Provided material »
•••

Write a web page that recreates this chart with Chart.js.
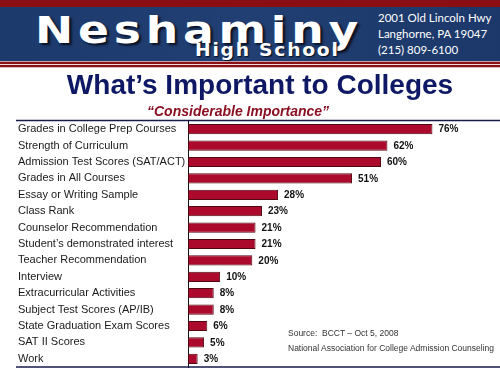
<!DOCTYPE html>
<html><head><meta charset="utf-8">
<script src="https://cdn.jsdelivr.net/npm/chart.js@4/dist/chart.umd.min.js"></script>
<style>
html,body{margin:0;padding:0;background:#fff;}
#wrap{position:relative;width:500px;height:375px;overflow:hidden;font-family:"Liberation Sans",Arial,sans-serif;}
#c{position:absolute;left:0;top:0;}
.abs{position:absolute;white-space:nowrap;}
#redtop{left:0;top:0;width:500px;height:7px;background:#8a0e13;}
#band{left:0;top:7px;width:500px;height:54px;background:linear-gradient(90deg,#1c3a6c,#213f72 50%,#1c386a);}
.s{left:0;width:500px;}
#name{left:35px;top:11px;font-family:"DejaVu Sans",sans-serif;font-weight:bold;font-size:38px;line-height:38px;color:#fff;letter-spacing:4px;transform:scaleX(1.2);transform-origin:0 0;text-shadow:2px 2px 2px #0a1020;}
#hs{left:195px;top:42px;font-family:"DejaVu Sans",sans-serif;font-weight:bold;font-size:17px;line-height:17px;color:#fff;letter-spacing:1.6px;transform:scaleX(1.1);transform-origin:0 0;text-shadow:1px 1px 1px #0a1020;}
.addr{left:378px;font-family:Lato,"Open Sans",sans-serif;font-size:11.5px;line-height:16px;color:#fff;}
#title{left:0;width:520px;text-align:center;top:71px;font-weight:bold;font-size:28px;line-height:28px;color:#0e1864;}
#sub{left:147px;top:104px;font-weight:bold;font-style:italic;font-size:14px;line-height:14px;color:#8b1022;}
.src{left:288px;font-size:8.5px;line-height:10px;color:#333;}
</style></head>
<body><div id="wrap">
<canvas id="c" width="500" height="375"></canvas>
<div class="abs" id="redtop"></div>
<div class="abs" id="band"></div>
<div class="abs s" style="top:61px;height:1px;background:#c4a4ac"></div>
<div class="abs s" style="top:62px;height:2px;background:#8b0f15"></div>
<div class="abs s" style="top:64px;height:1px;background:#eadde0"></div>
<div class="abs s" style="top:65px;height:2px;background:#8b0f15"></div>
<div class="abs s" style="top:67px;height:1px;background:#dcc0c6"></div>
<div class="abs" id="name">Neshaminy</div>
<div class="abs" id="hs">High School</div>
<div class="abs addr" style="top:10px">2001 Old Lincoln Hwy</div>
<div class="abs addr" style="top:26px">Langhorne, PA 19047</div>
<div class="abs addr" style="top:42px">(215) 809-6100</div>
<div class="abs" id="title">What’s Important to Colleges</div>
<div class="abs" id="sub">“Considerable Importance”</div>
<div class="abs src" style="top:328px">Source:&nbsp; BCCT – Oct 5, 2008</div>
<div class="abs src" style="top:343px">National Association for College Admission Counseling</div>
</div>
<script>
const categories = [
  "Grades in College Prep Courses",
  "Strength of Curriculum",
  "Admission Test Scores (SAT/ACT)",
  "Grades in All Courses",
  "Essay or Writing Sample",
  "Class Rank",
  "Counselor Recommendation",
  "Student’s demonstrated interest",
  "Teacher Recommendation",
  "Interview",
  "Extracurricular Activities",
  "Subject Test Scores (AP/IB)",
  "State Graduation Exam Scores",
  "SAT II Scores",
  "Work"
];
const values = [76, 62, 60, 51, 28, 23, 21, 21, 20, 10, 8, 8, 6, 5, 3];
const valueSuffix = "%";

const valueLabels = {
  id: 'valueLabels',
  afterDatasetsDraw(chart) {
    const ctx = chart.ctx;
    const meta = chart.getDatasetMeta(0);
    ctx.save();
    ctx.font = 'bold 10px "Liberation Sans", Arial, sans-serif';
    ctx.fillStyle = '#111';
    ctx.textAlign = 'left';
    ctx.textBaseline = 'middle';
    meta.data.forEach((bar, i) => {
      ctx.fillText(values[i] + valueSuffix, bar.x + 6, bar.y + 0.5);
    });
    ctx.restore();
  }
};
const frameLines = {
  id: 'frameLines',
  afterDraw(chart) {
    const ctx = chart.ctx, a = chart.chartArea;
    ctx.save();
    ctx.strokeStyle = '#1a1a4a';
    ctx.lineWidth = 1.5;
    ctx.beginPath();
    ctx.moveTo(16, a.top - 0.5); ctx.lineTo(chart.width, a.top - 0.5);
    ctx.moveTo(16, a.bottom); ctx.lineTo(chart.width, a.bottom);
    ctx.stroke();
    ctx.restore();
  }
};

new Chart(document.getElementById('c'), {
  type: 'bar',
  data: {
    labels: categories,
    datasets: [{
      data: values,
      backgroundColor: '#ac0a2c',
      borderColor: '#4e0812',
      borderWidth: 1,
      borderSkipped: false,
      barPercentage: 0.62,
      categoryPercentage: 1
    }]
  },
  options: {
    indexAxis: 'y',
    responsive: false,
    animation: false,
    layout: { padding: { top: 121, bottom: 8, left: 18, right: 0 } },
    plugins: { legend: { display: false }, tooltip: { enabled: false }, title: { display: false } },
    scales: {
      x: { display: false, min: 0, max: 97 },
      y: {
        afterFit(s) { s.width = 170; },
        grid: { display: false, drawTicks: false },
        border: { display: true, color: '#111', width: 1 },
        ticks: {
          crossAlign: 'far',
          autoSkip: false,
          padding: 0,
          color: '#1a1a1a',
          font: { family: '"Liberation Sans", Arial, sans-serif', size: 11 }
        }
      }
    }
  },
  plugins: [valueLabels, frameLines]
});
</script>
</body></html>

•••

Instructions to follow »
Skip the pictures, then retype every line above exactly.

Result »
Write a web page that recreates this chart with Chart.js.
<!DOCTYPE html>
<html><head><meta charset="utf-8">
<script src="https://cdn.jsdelivr.net/npm/chart.js@4/dist/chart.umd.min.js"></script>
<style>
html,body{margin:0;padding:0;background:#fff;}
#wrap{position:relative;width:500px;height:375px;overflow:hidden;font-family:"Liberation Sans",Arial,sans-serif;}
#c{position:absolute;left:0;top:0;}
.abs{position:absolute;white-space:nowrap;}
#redtop{left:0;top:0;width:500px;height:7px;background:#8a0e13;}
#band{left:0;top:7px;width:500px;height:54px;background:linear-gradient(90deg,#1c3a6c,#213f72 50%,#1c386a);}
.s{left:0;width:500px;}
#name{left:35px;top:11px;font-family:"DejaVu Sans",sans-serif;font-weight:bold;font-size:38px;line-height:38px;color:#fff;letter-spacing:4px;transform:scaleX(1.2);transform-origin:0 0;text-shadow:2px 2px 2px #0a1020;}
#hs{left:195px;top:42px;font-family:"DejaVu Sans",sans-serif;font-weight:bold;font-size:17px;line-height:17px;color:#fff;letter-spacing:1.6px;transform:scaleX(1.1);transform-origin:0 0;text-shadow:1px 1px 1px #0a1020;}
.addr{left:378px;font-family:Lato,"Open Sans",sans-serif;font-size:11.5px;line-height:16px;color:#fff;}
#title{left:0;width:520px;text-align:center;top:71px;font-weight:bold;font-size:28px;line-height:28px;color:#0e1864;}
#sub{left:147px;top:104px;font-weight:bold;font-style:italic;font-size:14px;line-height:14px;color:#8b1022;}
.src{left:288px;font-size:8.5px;line-height:10px;color:#333;}
</style></head>
<body><div id="wrap">
<canvas id="c" width="500" height="375"></canvas>
<div class="abs" id="redtop"></div>
<div class="abs" id="band"></div>
<div class="abs s" style="top:61px;height:1px;background:#c4a4ac"></div>
<div class="abs s" style="top:62px;height:2px;background:#8b0f15"></div>
<div class="abs s" style="top:64px;height:1px;background:#eadde0"></div>
<div class="abs s" style="top:65px;height:2px;background:#8b0f15"></div>
<div class="abs s" style="top:67px;height:1px;background:#dcc0c6"></div>
<div class="abs" id="name">Neshaminy</div>
<div class="abs" id="hs">High School</div>
<div class="abs addr" style="top:10px">2001 Old Lincoln Hwy</div>
<div class="abs addr" style="top:26px">Langhorne, PA 19047</div>
<div class="abs addr" style="top:42px">(215) 809-6100</div>
<div class="abs" id="title">What’s Important to Colleges</div>
<div class="abs" id="sub">“Considerable Importance”</div>
<div class="abs src" style="top:328px">Source:&nbsp; BCCT – Oct 5, 2008</div>
<div class="abs src" style="top:343px">National Association for College Admission Counseling</div>
</div>
<script>
const categories = [
  "Grades in College Prep Courses",
  "Strength of Curriculum",
  "Admission Test Scores (SAT/ACT)",
  "Grades in All Courses",
  "Essay or Writing Sample",
  "Class Rank",
  "Counselor Recommendation",
  "Student’s demonstrated interest",
  "Teacher Recommendation",
  "Interview",
  "Extracurricular Activities",
  "Subject Test Scores (AP/IB)",
  "State Graduation Exam Scores",
  "SAT II Scores",
  "Work"
];
const values = [76, 62, 60, 51, 28, 23, 21, 21, 20, 10, 8, 8, 6, 5, 3];
const valueSuffix = "%";

const valueLabels = {
  id: 'valueLabels',
  afterDatasetsDraw(chart) {
    const ctx = chart.ctx;
    const meta = chart.getDatasetMeta(0);
    ctx.save();
    ctx.font = 'bold 10px "Liberation Sans", Arial, sans-serif';
    ctx.fillStyle = '#111';
    ctx.textAlign = 'left';
    ctx.textBaseline = 'middle';
    meta.data.forEach((bar, i) => {
      ctx.fillText(values[i] + valueSuffix, bar.x + 6, bar.y + 0.5);
    });
    ctx.restore();
  }
};
const frameLines = {
  id: 'frameLines',
  afterDraw(chart) {
    const ctx = chart.ctx, a = chart.chartArea;
    ctx.save();
    ctx.strokeStyle = '#1a1a4a';
    ctx.lineWidth = 1.5;
    ctx.beginPath();
    ctx.moveTo(16, a.top - 0.5); ctx.lineTo(chart.width, a.top - 0.5);
    ctx.moveTo(16, a.bottom); ctx.lineTo(chart.width, a.bottom);
    ctx.stroke();
    ctx.restore();
  }
};

new Chart(document.getElementById('c'), {
  type: 'bar',
  data: {
    labels: categories,
    datasets: [{
      data: values,
      backgroundColor: '#ac0a2c',
      borderColor: '#4e0812',
      borderWidth: 1,
      borderSkipped: false,
      barPercentage: 0.62,
      categoryPercentage: 1
    }]
  },
  options: {
    indexAxis: 'y',
    responsive: false,
    animation: false,
    layout: { padding: { top: 121, bottom: 8, left: 18, right: 0 } },
    plugins: { legend: { display: false }, tooltip: { enabled: false }, title: { display: false } },
    scales: {
      x: { display: false, min: 0, max: 97 },
      y: {
        afterFit(s) { s.width = 170; },
        grid: { display: false, drawTicks: false },
        border: { display: true, color: '#111', width: 1 },
        ticks: {
          crossAlign: 'far',
          autoSkip: false,
          padding: 0,
          color: '#1a1a1a',
          font: { family: '"Liberation Sans", Arial, sans-serif', size: 11 }
        }
      }
    }
  },
  plugins: [valueLabels, frameLines]
});
</script>
</body></html>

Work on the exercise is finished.